* REQUIREMENTS *
Omit all images. Write out the rest of the material exactly.

>>>>

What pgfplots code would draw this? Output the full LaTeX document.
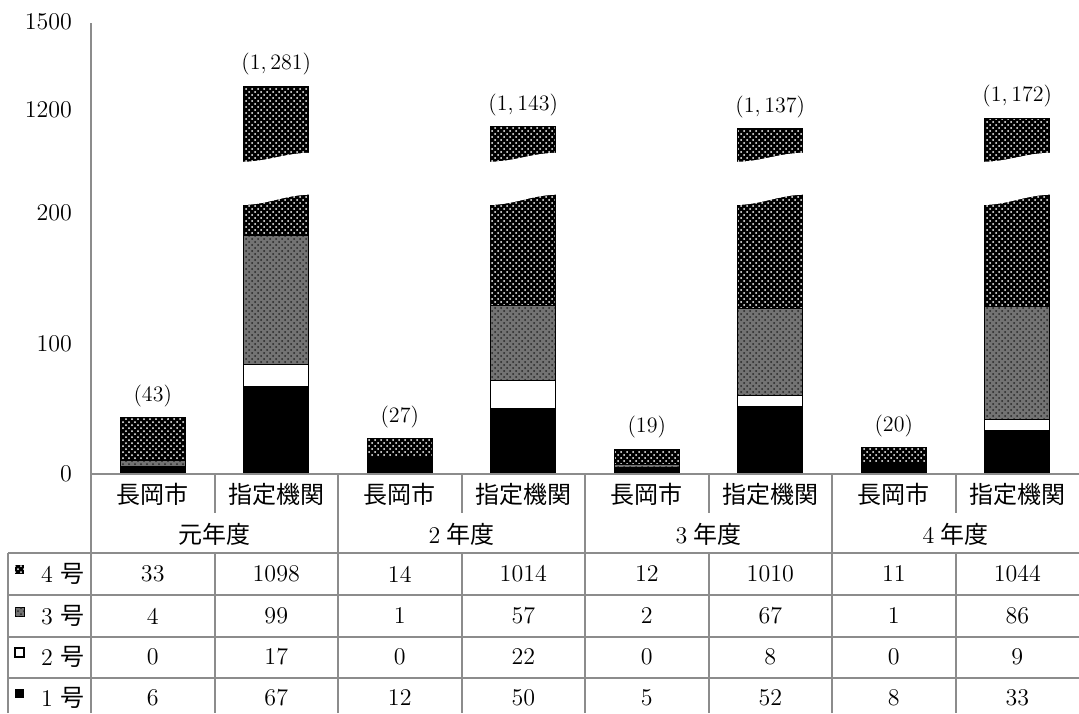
\documentclass[border=0pt]{standalone}
\usepackage{fontspec}
\usepackage{pgfplots}
\pgfplotsset{compat=1.18}
\usetikzlibrary{patterns}
\newfontfamily\jp{Noto Sans CJK JP}
\definecolor{rule}{RGB}{140,140,140}
\newcommand{\fs}{\fontsize{12}{14}\selectfont}

\pgfplotsset{
  no1/.style={fill=black, draw=black, line width=0.5pt},
  no2/.style={fill=white, draw=black, line width=0.5pt},
  no3/.style={fill=black!55, draw=black, line width=0.5pt,
    postaction={pattern=crosshatch dots, pattern color=black!85}},
  no4/.style={fill=black, draw=black, line width=0.5pt,
    postaction={pattern=crosshatch dots, pattern color=white}},
  common/.style={
    scale only axis, anchor=south west, width=494pt,
    xmin=0, xmax=8, bar width=0.53,
    axis line style={draw=none}, xtick=\empty,
    major tick length=0pt,
    yticklabel style={font=\fs, xshift=-6pt, /pgf/number format/1000 sep={}},
    nodes near coords style={font=\fontsize{11}{12}\selectfont, text=black, yshift=2pt},
  },
}

\begin{document}
\begin{tikzpicture}
% lower part of the broken axis (1 px = 0.5pt)
\begin{axis}[common, at={(45.5pt,119.5pt)}, height=141pt,
  ymin=0, ymax=216, ybar stacked, ytick={0,100,200}]
\addplot[no1] coordinates {(0.5,6) (1.5,67) (2.5,12) (3.5,50) (4.5,5) (5.5,52) (6.5,8) (7.5,33)};
\addplot[no2] coordinates {(0.5,0) (1.5,17) (2.5,0) (3.5,22) (4.5,0) (5.5,8) (6.5,0) (7.5,9)};
\addplot[no3] coordinates {(0.5,4) (1.5,99) (2.5,1) (3.5,57) (4.5,2) (5.5,67) (6.5,1) (7.5,86)};
\addplot[no4] coordinates {(0.5,33) (1.5,1098) (2.5,14) (3.5,1014) (4.5,12) (5.5,1010) (6.5,11) (7.5,1044)};
\end{axis}

% same frame: totals of the 長岡市 bars and the break of the 指定機関 bars
\begin{axis}[common, at={(45.5pt,119.5pt)}, height=141pt,
  ymin=0, ymax=216, ybar, ytick=\empty]
\addplot[draw=none, fill=none, bar shift=0pt, nodes near coords, point meta=explicit symbolic]
  coordinates {(0.5,43) [(43)] (2.5,27) [(27)] (4.5,19) [(19)] (6.5,20) [(20)]};
\pgfplotsinvokeforeach{1.5,3.5,5.5,7.5}{
  \fill[white] ([xshift=-18pt]axis cs:#1,206) .. controls ([xshift=-4pt]axis cs:#1,206)
    and ([xshift=4pt]axis cs:#1,214) .. ([xshift=18pt]axis cs:#1,214)
    -- ([xshift=18pt]axis cs:#1,230) -- ([xshift=-18pt]axis cs:#1,230) -- cycle;
}
\end{axis}

% upper part of the broken axis
\begin{axis}[common, at={(45.5pt,275pt)}, height=70.5pt,
  ymin=1020, ymax=1500, ybar, ytick={1200,1500}]
\addplot[no4, bar shift=0pt] coordinates {(1.5,1281) (3.5,1143) (5.5,1137) (7.5,1172)};
\addplot[draw=none, fill=none, bar shift=0pt, nodes near coords, point meta=explicit symbolic]
  coordinates {(1.5,1281) [(1,\,281)] (3.5,1143) [(1,\,143)] (5.5,1137) [(1,\,137)] (7.5,1172) [(1,\,172)]};
\pgfplotsinvokeforeach{1.5,3.5,5.5,7.5}{
  \fill[white] ([xshift=-18pt]axis cs:#1,1000) -- ([xshift=-18pt]axis cs:#1,1024)
    .. controls ([xshift=-4pt]axis cs:#1,1024) and ([xshift=4pt]axis cs:#1,1055)
    .. ([xshift=18pt]axis cs:#1,1055) -- ([xshift=18pt]axis cs:#1,1000) -- cycle;
}
\end{axis}

\begin{scope}[x=0.5pt,y=0.5pt]
% axis line and table grid
\begin{scope}[rule, line width=1pt]
\draw (91,0) -- (91,690);
\draw (91,239) -- (1079,239);
\foreach \y in {160,118,76,35} \draw (8,\y) -- (1079,\y);
\draw (8,0) -- (8,160);
\foreach \x in {338,585,832} \draw (\x,0) -- (\x,239);
\foreach \x in {214.5,461.5,708.5,955.5} {
  \draw (\x,239) -- (\x,200);
  \draw (\x,160) -- (\x,0);
}
\end{scope}

% category rows
\foreach \i in {0,1,2,3} {
  \node[font=\fs] at (152.75+247*\i,219) {\jp 長岡市};
  \node[font=\fs] at (276.25+247*\i,219) {\jp 指定機関};
}
\node[font=\fs] at (214.5,179) {\jp 元年度};
\node[font=\fs] at (461.5,179) {2\hspace{3pt}{\jp 年度}};
\node[font=\fs] at (708.5,179) {3\hspace{3pt}{\jp 年度}};
\node[font=\fs] at (955.5,179) {4\hspace{3pt}{\jp 年度}};

% data rows
\foreach \v [count=\i from 0] in {33,1098,14,1014,12,1010,11,1044}
  \node[font=\fs] at (152.75+123.5*\i,139) {\v};
\foreach \v [count=\i from 0] in {4,99,1,57,2,67,1,86}
  \node[font=\fs] at (152.75+123.5*\i,97) {\v};
\foreach \v [count=\i from 0] in {0,17,0,22,0,8,0,9}
  \node[font=\fs] at (152.75+123.5*\i,56) {\v};
\foreach \v [count=\i from 0] in {6,67,12,50,5,52,8,33}
  \node[font=\fs] at (152.75+123.5*\i,15) {\v};

% row headers with legend keys
\fill[black, postaction={pattern=crosshatch dots, pattern color=white}] (15,139) rectangle (24,148);
\filldraw[fill=black!55, draw=black, line width=0.5pt, postaction={pattern=crosshatch dots, pattern color=black!85}] (15,97) rectangle (24,106);
\filldraw[fill=white, draw=black, line width=0.8pt] (15,56) rectangle (24,65);
\fill[black] (15,15) rectangle (24,24);
\node[font=\fs, anchor=west] at (34,139) {4\hspace{4pt}{\jp 号}};
\node[font=\fs, anchor=west] at (34,97) {3\hspace{4pt}{\jp 号}};
\node[font=\fs, anchor=west] at (34,56) {2\hspace{4pt}{\jp 号}};
\node[font=\fs, anchor=west] at (34,15) {1\hspace{4pt}{\jp 号}};

\pgfresetboundingbox
\path[use as bounding box] (0,0) rectangle (1079,713);
\end{scope}
\end{tikzpicture}
\end{document}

<<<<

* SOLUTION TO THIS PROBLEM *
What pgfplots code would draw this? Output the full LaTeX document.
\documentclass[border=0pt]{standalone}
\usepackage{fontspec}
\usepackage{pgfplots}
\pgfplotsset{compat=1.18}
\usetikzlibrary{patterns}
\newfontfamily\jp{Noto Sans CJK JP}
\definecolor{rule}{RGB}{140,140,140}
\newcommand{\fs}{\fontsize{12}{14}\selectfont}

\pgfplotsset{
  no1/.style={fill=black, draw=black, line width=0.5pt},
  no2/.style={fill=white, draw=black, line width=0.5pt},
  no3/.style={fill=black!55, draw=black, line width=0.5pt,
    postaction={pattern=crosshatch dots, pattern color=black!85}},
  no4/.style={fill=black, draw=black, line width=0.5pt,
    postaction={pattern=crosshatch dots, pattern color=white}},
  common/.style={
    scale only axis, anchor=south west, width=494pt,
    xmin=0, xmax=8, bar width=0.53,
    axis line style={draw=none}, xtick=\empty,
    major tick length=0pt,
    yticklabel style={font=\fs, xshift=-6pt, /pgf/number format/1000 sep={}},
    nodes near coords style={font=\fontsize{11}{12}\selectfont, text=black, yshift=2pt},
  },
}

\begin{document}
\begin{tikzpicture}
% lower part of the broken axis (1 px = 0.5pt)
\begin{axis}[common, at={(45.5pt,119.5pt)}, height=141pt,
  ymin=0, ymax=216, ybar stacked, ytick={0,100,200}]
\addplot[no1] coordinates {(0.5,6) (1.5,67) (2.5,12) (3.5,50) (4.5,5) (5.5,52) (6.5,8) (7.5,33)};
\addplot[no2] coordinates {(0.5,0) (1.5,17) (2.5,0) (3.5,22) (4.5,0) (5.5,8) (6.5,0) (7.5,9)};
\addplot[no3] coordinates {(0.5,4) (1.5,99) (2.5,1) (3.5,57) (4.5,2) (5.5,67) (6.5,1) (7.5,86)};
\addplot[no4] coordinates {(0.5,33) (1.5,1098) (2.5,14) (3.5,1014) (4.5,12) (5.5,1010) (6.5,11) (7.5,1044)};
\end{axis}

% same frame: totals of the 長岡市 bars and the break of the 指定機関 bars
\begin{axis}[common, at={(45.5pt,119.5pt)}, height=141pt,
  ymin=0, ymax=216, ybar, ytick=\empty]
\addplot[draw=none, fill=none, bar shift=0pt, nodes near coords, point meta=explicit symbolic]
  coordinates {(0.5,43) [(43)] (2.5,27) [(27)] (4.5,19) [(19)] (6.5,20) [(20)]};
\pgfplotsinvokeforeach{1.5,3.5,5.5,7.5}{
  \fill[white] ([xshift=-18pt]axis cs:#1,206) .. controls ([xshift=-4pt]axis cs:#1,206)
    and ([xshift=4pt]axis cs:#1,214) .. ([xshift=18pt]axis cs:#1,214)
    -- ([xshift=18pt]axis cs:#1,230) -- ([xshift=-18pt]axis cs:#1,230) -- cycle;
}
\end{axis}

% upper part of the broken axis
\begin{axis}[common, at={(45.5pt,275pt)}, height=70.5pt,
  ymin=1020, ymax=1500, ybar, ytick={1200,1500}]
\addplot[no4, bar shift=0pt] coordinates {(1.5,1281) (3.5,1143) (5.5,1137) (7.5,1172)};
\addplot[draw=none, fill=none, bar shift=0pt, nodes near coords, point meta=explicit symbolic]
  coordinates {(1.5,1281) [(1,\,281)] (3.5,1143) [(1,\,143)] (5.5,1137) [(1,\,137)] (7.5,1172) [(1,\,172)]};
\pgfplotsinvokeforeach{1.5,3.5,5.5,7.5}{
  \fill[white] ([xshift=-18pt]axis cs:#1,1000) -- ([xshift=-18pt]axis cs:#1,1024)
    .. controls ([xshift=-4pt]axis cs:#1,1024) and ([xshift=4pt]axis cs:#1,1055)
    .. ([xshift=18pt]axis cs:#1,1055) -- ([xshift=18pt]axis cs:#1,1000) -- cycle;
}
\end{axis}

\begin{scope}[x=0.5pt,y=0.5pt]
% axis line and table grid
\begin{scope}[rule, line width=1pt]
\draw (91,0) -- (91,690);
\draw (91,239) -- (1079,239);
\foreach \y in {160,118,76,35} \draw (8,\y) -- (1079,\y);
\draw (8,0) -- (8,160);
\foreach \x in {338,585,832} \draw (\x,0) -- (\x,239);
\foreach \x in {214.5,461.5,708.5,955.5} {
  \draw (\x,239) -- (\x,200);
  \draw (\x,160) -- (\x,0);
}
\end{scope}

% category rows
\foreach \i in {0,1,2,3} {
  \node[font=\fs] at (152.75+247*\i,219) {\jp 長岡市};
  \node[font=\fs] at (276.25+247*\i,219) {\jp 指定機関};
}
\node[font=\fs] at (214.5,179) {\jp 元年度};
\node[font=\fs] at (461.5,179) {2\hspace{3pt}{\jp 年度}};
\node[font=\fs] at (708.5,179) {3\hspace{3pt}{\jp 年度}};
\node[font=\fs] at (955.5,179) {4\hspace{3pt}{\jp 年度}};

% data rows
\foreach \v [count=\i from 0] in {33,1098,14,1014,12,1010,11,1044}
  \node[font=\fs] at (152.75+123.5*\i,139) {\v};
\foreach \v [count=\i from 0] in {4,99,1,57,2,67,1,86}
  \node[font=\fs] at (152.75+123.5*\i,97) {\v};
\foreach \v [count=\i from 0] in {0,17,0,22,0,8,0,9}
  \node[font=\fs] at (152.75+123.5*\i,56) {\v};
\foreach \v [count=\i from 0] in {6,67,12,50,5,52,8,33}
  \node[font=\fs] at (152.75+123.5*\i,15) {\v};

% row headers with legend keys
\fill[black, postaction={pattern=crosshatch dots, pattern color=white}] (15,139) rectangle (24,148);
\filldraw[fill=black!55, draw=black, line width=0.5pt, postaction={pattern=crosshatch dots, pattern color=black!85}] (15,97) rectangle (24,106);
\filldraw[fill=white, draw=black, line width=0.8pt] (15,56) rectangle (24,65);
\fill[black] (15,15) rectangle (24,24);
\node[font=\fs, anchor=west] at (34,139) {4\hspace{4pt}{\jp 号}};
\node[font=\fs, anchor=west] at (34,97) {3\hspace{4pt}{\jp 号}};
\node[font=\fs, anchor=west] at (34,56) {2\hspace{4pt}{\jp 号}};
\node[font=\fs, anchor=west] at (34,15) {1\hspace{4pt}{\jp 号}};

\pgfresetboundingbox
\path[use as bounding box] (0,0) rectangle (1079,713);
\end{scope}
\end{tikzpicture}
\end{document}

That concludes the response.